RR: I would guess it would run from
10 percent to 25 percent of the land area, without being radically
three dimensional like Paolo Soleri's Arcology idea. His idea is
to create cities that are in a single structure, like an Indian
pueblo, for example. But he has different, modern designs for what
that might look like. It is the idea of a whole city that is a three
dimensional lattice work of habitations and work spaces is what
he is thinking about.
Even shy of that I think you would be building cities on one tenth
to one quarter of the land that is now occupied by cities. Just
look at the difference between Phoenix and Boston, for example,
there is a seven to one ratio in density there. Boston is 14 percent
the land area of Phoenix. To say you could get down to 10 percent
maybe isn't that radical.
ECOTECTURE: Yet Boston doesn't strike
one as so impossibly dense of a city that one wouldn't want to live
there.
RR: Well, a lot of people love living
there. Obviously there is a different attitude about living in Boston
than living in the suburbs some place far from the city. But, we
are building for the future in any case. What we are designing,
thinking about, and building right now is only going to slowly come
about. So, our children are likely to have a different attitude
about how they want to live than we might want them to live, or,
than we want to live anyway. So, it would make some sense, since
it takes decades to build cities, to think through giving them another
option and see if they like it.
Right now, the subsidies go the the sprawled city. Subsidies go
to the freeways and the oil depletion allowances so you can get
your gasoline cheaper and so on. We are used to that. We could be
giving the subsidy to low income housing and student housing in
the middle of downtown, and transit. But, we are choosing right
now to give most of the subsidies to the big money folks.
Berkeley, for example, rezoned its western section in its "West
Berkeley Plan," a few years ago, and now we have built between five
and seven thousand parking places in West Berkeley. I used to think
it was a little bit less, but I have just taken a tour of West Berkeley
this morning, driving out there to visit a creek I'm working on,
and it's awesome. They have put in lots of new places there, lots
of new shops, offices, some cleaner industry, and gigantic parking
lots to serve it all in the open space that was there just ten or
fifteen years ago. It's part of a plan to get more tax base in the
City of Berkeley, and it's working. People make money on car infrastructure.
There is an enormous subsidy right now to continue building the
automobile infrastructure. If we are thinking about a healthier
way to build, an ecologically healthier way in my mind, where is
the money for it? We can make these decisions, but, basically, society
isn't making these decisions very well.
ECOTECTURE: Do you think it would be
fair to say that we probably have most of the knowledge base we
need to accomplish the ecological rebuilding of cities, but it is
more a question of education, money, and politics? Or, do you think
that there's new technological breakthroughs or new knowledge that
we need to have?
RR: I think we don't have the right
knowledge available to most people. I think I have the knowledge
and the people who go to these International
Ecocity Conferences have some knowledge about it. Then there
are some people who are getting kind of close, like the New
Urbanists who talk about their transit oriented centers, which
is helpful, heading in the right direction-there is some knowledge
there.
The knowledge that is missing is what I sometimes call "ecocitology"

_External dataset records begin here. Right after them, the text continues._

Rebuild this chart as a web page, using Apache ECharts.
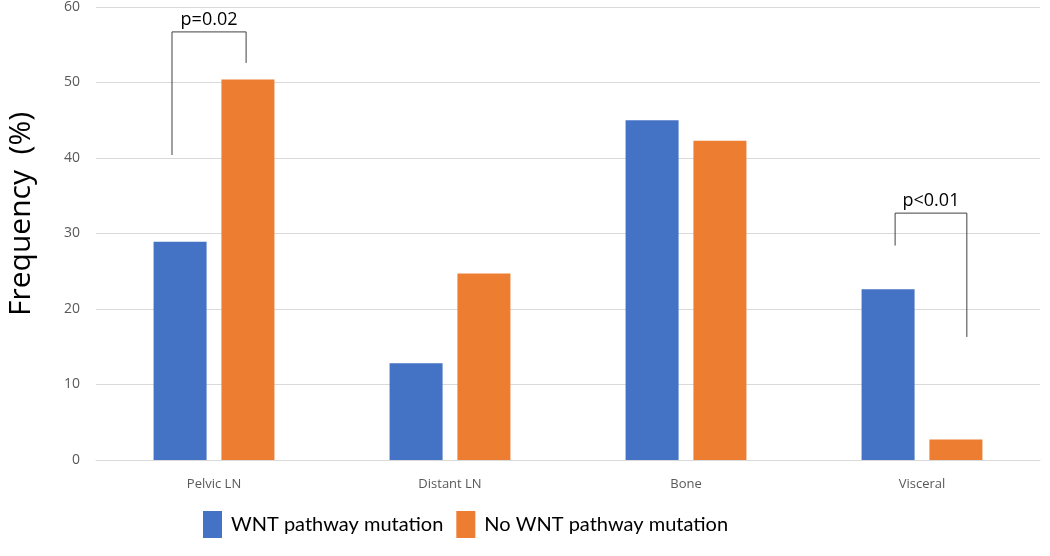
<!DOCTYPE html>
<html>
<head>
<meta charset="utf-8">
<script src="https://cdn.jsdelivr.net/npm/echarts@6/dist/echarts.min.js"></script>
<style>html,body{margin:0;padding:0;background:#fff}#c{width:1050px;height:556px}</style>
</head>
<body>
<div id="c"></div>
<script>
const categories = ['Pelvic LN', 'Distant LN', 'Bone', 'Visceral'];
const wntValues = [28.9, 12.8, 45.0, 22.6];
const noWntValues = [50.4, 24.7, 42.3, 2.7];
const yTicks = [0, 10, 20, 30, 40, 50, 60];
const seriesNames = ['WNT pathway mutation', 'No WNT pathway mutation'];
// significance brackets: [categoryIndex, topValue, leftBottomValue, rightBottomValue, label]
const brackets = [
  [0, 56.7, 40.4, 52.6, 'p=0.02'],
  [3, 32.7, 28.4, 16.3, 'p<0.01']
];
const bracketOffsets = [[-0.178, 0.136], [-0.114, 0.19]];

const chart = echarts.init(document.getElementById('c'), null, {renderer: 'canvas'});
const font = '"Open Sans", sans-serif';
const legendFont = 'Lato, "Open Sans", sans-serif';
chart.setOption({
  animation: false,
  color: ['#4472C4', '#ED7D31'],
  grid: {left: 96, right: 10, top: 7, bottom: 96, containLabel: false},
  legend: {
    data: seriesNames,
    left: 203, top: 511, padding: 0,
    itemWidth: 19, itemHeight: 27, itemGap: 13,
    icon: 'rect',
    textStyle: {fontFamily: legendFont, fontSize: 20, color: '#000', padding: [0, 0, 0, 4]}
  },
  xAxis: {
    type: 'category',
    data: categories,
    axisLine: {show: true, lineStyle: {color: '#d9d9d9'}},
    axisTick: {show: false},
    axisLabel: {fontFamily: font, fontSize: 13, color: '#595959', margin: 18}
  },
  yAxis: {
    type: 'value',
    min: yTicks[0], max: yTicks[yTicks.length - 1], interval: 10,
    axisLine: {show: false},
    axisTick: {show: false},
    splitLine: {lineStyle: {color: '#d9d9d9', width: 1}},
    axisLabel: {fontFamily: font, fontSize: 14, color: '#595959', margin: 16}
  },
  graphic: [{
    type: 'text',
    x: 21, y: 214,
    rotation: Math.PI / 2,
    style: {text: 'Frequency  (%)', fontFamily: font, fontSize: 30, fill: '#000', textAlign: 'center', textVerticalAlign: 'middle'}
  }],
  series: [
    {name: seriesNames[0], type: 'bar', data: wntValues, barWidth: 53, barGap: '28%'},
    {name: seriesNames[1], type: 'bar', data: noWntValues, barWidth: 53, barGap: '28%'},
    {
      type: 'custom',
      silent: true,
      data: brackets.map((b, i) => [b[0], b[1], b[2], b[3], i]),
      renderItem: function (params, api) {
        const idx = api.value(0);
        const bi = api.value(4);
        const band = api.size([1, 0])[0];
        const c = api.coord([idx, api.value(1)]);
        const xl = c[0] + bracketOffsets[bi][0] * band;
        const xr = c[0] + bracketOffsets[bi][1] * band;
        const yt = c[1];
        const yl = api.coord([idx, api.value(2)])[1];
        const yr = api.coord([idx, api.value(3)])[1];
        return {
          type: 'group',
          children: [
            {type: 'polyline', shape: {points: [[xl, yl], [xl, yt], [xr, yt], [xr, yr]]},
             style: {stroke: '#404040', lineWidth: 1, fill: null}},
            {type: 'text', x: (xl + xr) / 2, y: yt - 3,
             style: {text: brackets[bi][4], fontFamily: font, fontSize: 18, fill: '#000', textAlign: 'center', textVerticalAlign: 'bottom'}}
          ]
        };
      }
    }
  ]
});
</script>
</body>
</html>
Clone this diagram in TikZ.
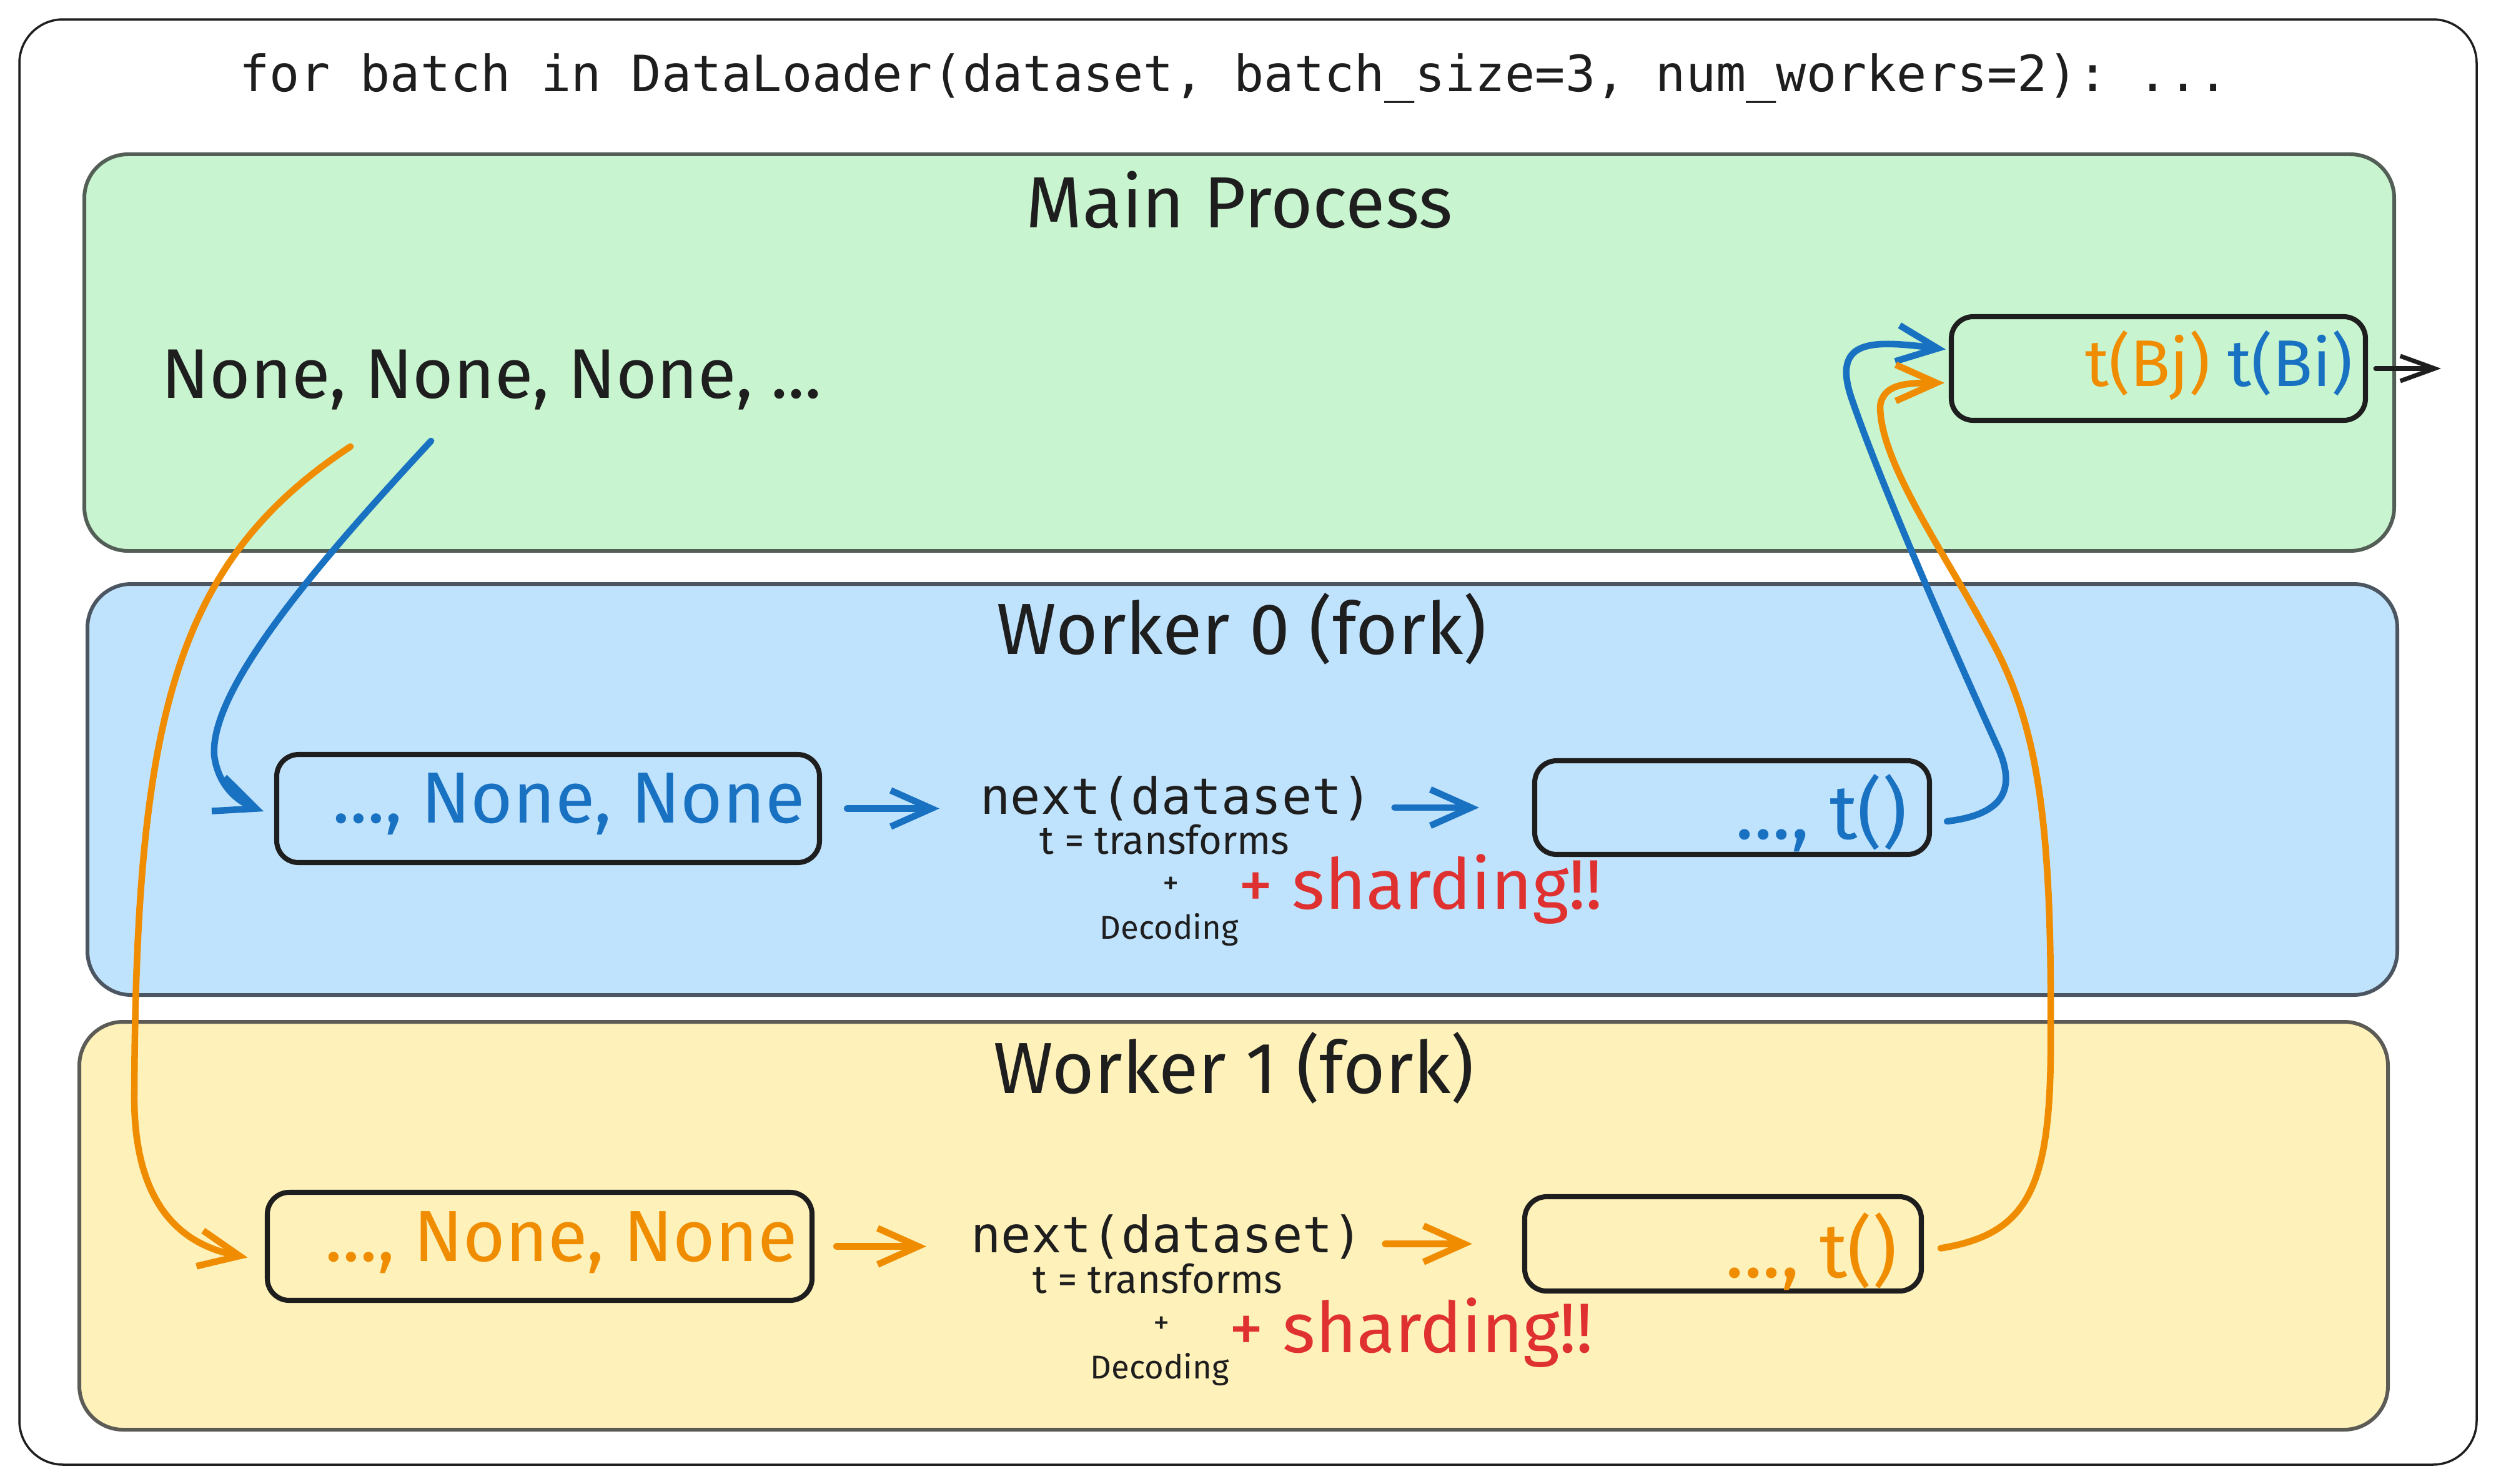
\documentclass[tikz,border=0pt]{standalone}
\usepackage{fontspec}
\setmainfont{Fira Sans}
\setmonofont{DejaVu Sans Mono}
\usetikzlibrary{arrows.meta}
\definecolor{ink}{HTML}{1E1E1E}
\definecolor{eblue}{HTML}{1971C2}
\definecolor{eorange}{HTML}{F08C00}
\definecolor{ered}{HTML}{E03131}
\definecolor{gfill}{HTML}{C8F5D0}
\definecolor{bfill}{HTML}{C0E3FD}
\definecolor{yfill}{HTML}{FEF1B9}
\definecolor{gedge}{HTML}{525E56}
\definecolor{bedge}{HTML}{4B5662}
\definecolor{yedge}{HTML}{5C5B55}
\begin{document}
\begin{tikzpicture}[x=0.1mm,y=-0.1mm,
  section/.style={rectangle, draw, line width=1.7pt, rounded corners=7mm, inner sep=0pt},
  slot/.style={rectangle, draw=ink, line width=2.3pt, rounded corners=3.5mm, inner sep=0pt},
  hand/.style={font=\fontsize{33}{40}\selectfont, text=ink, inner sep=0pt},
  code/.style={font=\ttfamily\fontsize{22.8}{27}\selectfont, text=ink, inner sep=0pt},
  smalltxt/.style={font=\fontsize{18}{22}\selectfont, text=ink, inner sep=0pt},
  tinytxt/.style={font=\fontsize{15}{18}\selectfont, text=ink, inner sep=0pt},
  shardtxt/.style={font=\fontsize{32}{38}\selectfont, text=ered, inner sep=0pt},
  flow/.style={line width=3pt, line cap=round, line join=round, -{Straight Barb[length=6.5mm,width=5.8mm]}},
  bflow/.style={flow, draw=eblue},
  oflow/.style={flow, draw=eorange}]
\useasboundingbox (0,0) rectangle (3996,2376);
\fill[white] (0,0) rectangle (3996,2376);
% outer frame
\node[draw=ink, line width=1pt, rounded corners=7mm, minimum width=393.4mm, minimum height=231.4mm, inner sep=0pt] (frame) at (1998,1188) {};
\node[code, anchor=base west] (title) at (383,146) {for batch in DataLoader(dataset, batch\_size=3, num\_workers=2): ...};
% sections
\node[section, draw=gedge, fill=gfill, minimum width=369.8mm, minimum height=63.5mm] (main) at (1984,564.5) {};
\node[section, draw=bedge, fill=bfill, minimum width=369.8mm, minimum height=65.8mm] (w0) at (1989,1264) {};
\node[section, draw=yedge, fill=yfill, minimum width=369.6mm, minimum height=65.3mm] (w1) at (1975,1962.5) {};
\node[hand, anchor=base] (mainlbl) at (1984,364) {Main Process};
\node[hand, anchor=base] (w0lbl) at (1988,1047) {Worker 0 (fork)};
\node[hand, anchor=base] (w1lbl) at (1975,1750) {Worker 1 (fork)};
% main process content
\node[hand, font=\fontsize{32}{40}\selectfont, anchor=base west] (nones) at (258,637) {None, None, None, ...};
\node[slot, minimum width=66.3mm, minimum height=16.6mm] (outbox) at (3455.5,590) {};
\node[hand, font=\fontsize{30}{36}\selectfont, anchor=base east] (outtxt) at (3767,618) {\textcolor{eorange}{t(Bj)} \textcolor{eblue}{t(Bi)}};
% worker 0
\node[slot, minimum width=86.9mm, minimum height=17.3mm] (w0in) at (877.5,1294.5) {};
\node[hand, text=eblue, anchor=base east] (w0intxt) at (1289,1317) {..., None, None};
\node[code, anchor=base west] (next0) at (1569,1303) {next(dataset)};
\node[smalltxt, anchor=base west] (tr0) at (1664,1367) {t = transforms};
\node[tinytxt] (plus0) at (1875,1418) {+};
\node[tinytxt, anchor=base west] (dec0) at (1760,1503) {Decoding};
\node[shardtxt, anchor=base west] (shard0) at (1982,1455) {+ sharding!!};
\node[slot, minimum width=63.2mm, minimum height=15mm] (w0out) at (2773,1293) {};
\node[hand, font=\fontsize{35}{40}\selectfont, text=eblue, anchor=base east] (w0outtxt) at (3054,1343) {..., t()};
% worker 1
\node[slot, minimum width=87.2mm, minimum height=17.3mm] (w1in) at (864,1995.5) {};
\node[hand, text=eorange, anchor=base east] (w1intxt) at (1277,2019) {..., None, None};
\node[code, anchor=base west] (next1) at (1554,2005) {next(dataset)};
\node[smalltxt, anchor=base west] (tr1) at (1653,2070) {t = transforms};
\node[tinytxt] (plus1) at (1860,2122) {+};
\node[tinytxt, anchor=base west] (dec1) at (1745,2207) {Decoding};
\node[shardtxt, anchor=base west] (shard1) at (1967,2165) {+ sharding!!};
\node[slot, minimum width=63.5mm, minimum height=15.1mm] (w1out) at (2758.5,1991.5) {};
\node[hand, font=\fontsize{35}{40}\selectfont, text=eorange, anchor=base east] (w1outtxt) at (3038,2045) {..., t()};
% coordinates
\coordinate (srcB) at (690,706);
\coordinate (srcO) at (561,715);
\coordinate (outend) at (3908,590);
% connectors
\draw[bflow, shorten >=1.8mm] (srcB) .. controls (520,890) and (335,1100) .. (343,1210) .. controls (350,1262) and (385,1285) .. ([yshift=-1.1mm]w0in.west);
\draw[oflow, shorten >=2.8mm] (srcO) .. controls (280,900) and (218,1150) .. (215,1750) .. controls (213,1940) and (300,1995) .. ([yshift=-2.3mm]w1in.west);
\draw[bflow, shorten >=0.5mm] ([xshift=2.4mm,yshift=-2.2mm]w0out.east) .. controls (3200,1305) and (3230,1270) .. (3200,1200) .. controls (3150,1090) and (3020,800) .. (2965,640) .. controls (2930,540) and (3000,545) .. ([yshift=3mm]outbox.west);
\draw[oflow, shorten >=0.7mm] ([xshift=2.7mm,yshift=-0.7mm]w1out.east) .. controls (3250,1975) and (3285,1900) .. (3283,1650) .. controls (3285,1300) and (3260,1150) .. (3180,1010) .. controls (3110,880) and (3010,740) .. (3010,650) .. controls (3015,615) and (3050,613) .. ([yshift=-2.3mm]outbox.west);
\draw[bflow, shorten <=4mm, shorten >=6.5mm] (w0in.east) -- (w0in.east -| next0.west);
\draw[bflow, shorten <=3.5mm, shorten >=8.5mm] (next0.east |- w0out.west) -- (w0out.west);
\draw[oflow, shorten <=3.5mm, shorten >=7.1mm] (w1in.east) -- (w1in.east -| next1.west);
\draw[oflow, shorten <=3.5mm, shorten >=8mm] (next1.east |- w1out.west) -- (w1out.west);
\draw[draw=ink, line width=2pt, line cap=round, line join=round, -{Straight Barb[length=5.5mm,width=4mm]}, shorten <=1.2mm] (outbox.east) -- (outend);
\end{tikzpicture}
\end{document}
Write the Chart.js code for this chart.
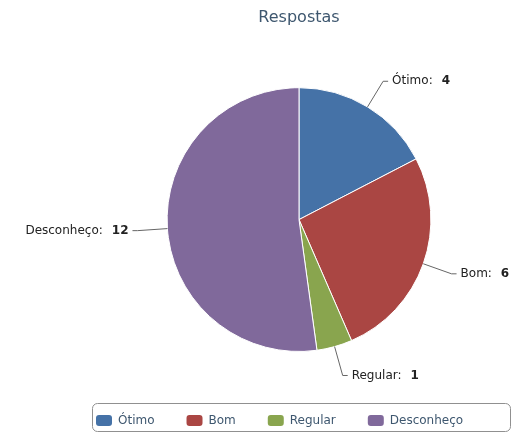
<!DOCTYPE html>
<html>
<head>
<meta charset="utf-8">
<title>Respostas</title>
<script src="https://cdn.jsdelivr.net/npm/chart.js@4"></script>
<style>
  html, body { margin: 0; padding: 0; background: #fff; overflow: hidden; }
</style>
</head>
<body>
<canvas id="chart-respostas" width="515" height="432"></canvas>
<script>
const chartTitle = "Respostas";
const categories = ["Ótimo", "Bom", "Regular", "Desconheço"];
const respostas = [4, 6, 1, 12];
const colors = ["#4572A7", "#AA4643", "#89A54E", "#80699B"];

const FONT = "'DejaVu Sans', sans-serif";
const ctx = document.getElementById("chart-respostas").getContext("2d");

// data labels with connector lines, placed outside each slice
const pieLabels = {
  id: "pieLabels",
  afterDatasetsDraw(chart) {
    const c = chart.ctx;
    const meta = chart.getDatasetMeta(0);
    const values = chart.data.datasets[0].data;
    c.save();
    meta.data.forEach((arc, i) => {
      const { x, y, startAngle, endAngle, outerRadius } = arc.getProps(
        ["x", "y", "startAngle", "endAngle", "outerRadius"], true);
      const mid = (startAngle + endAngle) / 2;
      const cos = Math.cos(mid);
      const sin = Math.sin(mid);
      const right = cos >= 0;
      const x0 = x + cos * outerRadius;
      const y0 = y + sin * outerRadius;
      const x1 = x + cos * (outerRadius + 30);
      const y1 = y + sin * (outerRadius + 30);
      const x2 = x1 + (right ? 5 : -5);

      c.strokeStyle = "#666";
      c.lineWidth = 1;
      c.beginPath();
      c.moveTo(x0, y0);
      c.lineTo(x1, y1);
      c.lineTo(x2, y1);
      c.stroke();

      const name = chart.data.labels[i] + ":";
      const val = String(values[i]);
      c.textBaseline = "middle";
      c.textAlign = "left";
      c.font = "12px " + FONT;
      const w1 = c.measureText(name).width;
      c.font = "bold 12px " + FONT;
      const w2 = c.measureText(val).width;
      const gap = 9;
      const tx = right ? x2 + 4 : x2 - 4 - (w1 + gap + w2);
      c.fillStyle = "#222";
      c.font = "12px " + FONT;
      c.fillText(name, tx, y1);
      c.font = "bold 12px " + FONT;
      c.fillText(val, tx + w1 + gap, y1);
    });
    c.restore();
  }
};

// bordered legend at the bottom
const legendBox = {
  id: "legendBox",
  afterDraw(chart) {
    const c = chart.ctx;
    const bg = chart.data.datasets[0].backgroundColor;
    c.save();
    c.strokeStyle = "#909090";
    c.lineWidth = 1;
    c.beginPath();
    c.roundRect(92.5, 403.5, 418, 28, 5);
    c.stroke();
    c.font = "12px " + FONT;
    c.textBaseline = "middle";
    c.textAlign = "left";
    let x = 96;
    chart.data.labels.forEach((label, i) => {
      c.fillStyle = bg[i];
      c.beginPath();
      c.roundRect(x, 415, 16, 11, 3);
      c.fill();
      c.fillStyle = "#3E576F";
      c.fillText(label, x + 22, 420.5);
      x += 22 + c.measureText(label).width + 32;
    });
    c.restore();
  }
};

new Chart(ctx, {
  type: "pie",
  data: {
    labels: categories,
    datasets: [
      {
        data: respostas,
        backgroundColor: colors,
        borderColor: "#ffffff",
        borderWidth: 1,
      },
    ],
  },
  options: {
    responsive: false,
    animation: false,
    layout: {
      padding: { left: 83, right: 0, top: 0, bottom: 80 },
    },
    plugins: {
      legend: { display: false },
      tooltip: { enabled: false },
      title: {
        display: true,
        text: chartTitle,
        color: "#3E576F",
        font: { family: FONT, size: 16, weight: "normal" },
        padding: { top: 8, bottom: 60 },
      },
    },
  },
  plugins: [pieLabels, legendBox],
});
</script>
</body>
</html>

the art and science of building ecological cities, understanding
what they are. There's a whole system of thinking there that evolves
from those principles I mentioned, the first two of which are the
three dimensionality and the fitness with evolution, that cities
should be informed by. That is the foundation of the knowledge of
ecological city design. The rest is details. The details are all
important, and that is where you add in your permaculture, passive
solar buildings, and all sorts of things that make enormous amounts
of sense-transit, bicycles, creek restoration and so on. It could
be done in a very beautiful way that really serves lots of people.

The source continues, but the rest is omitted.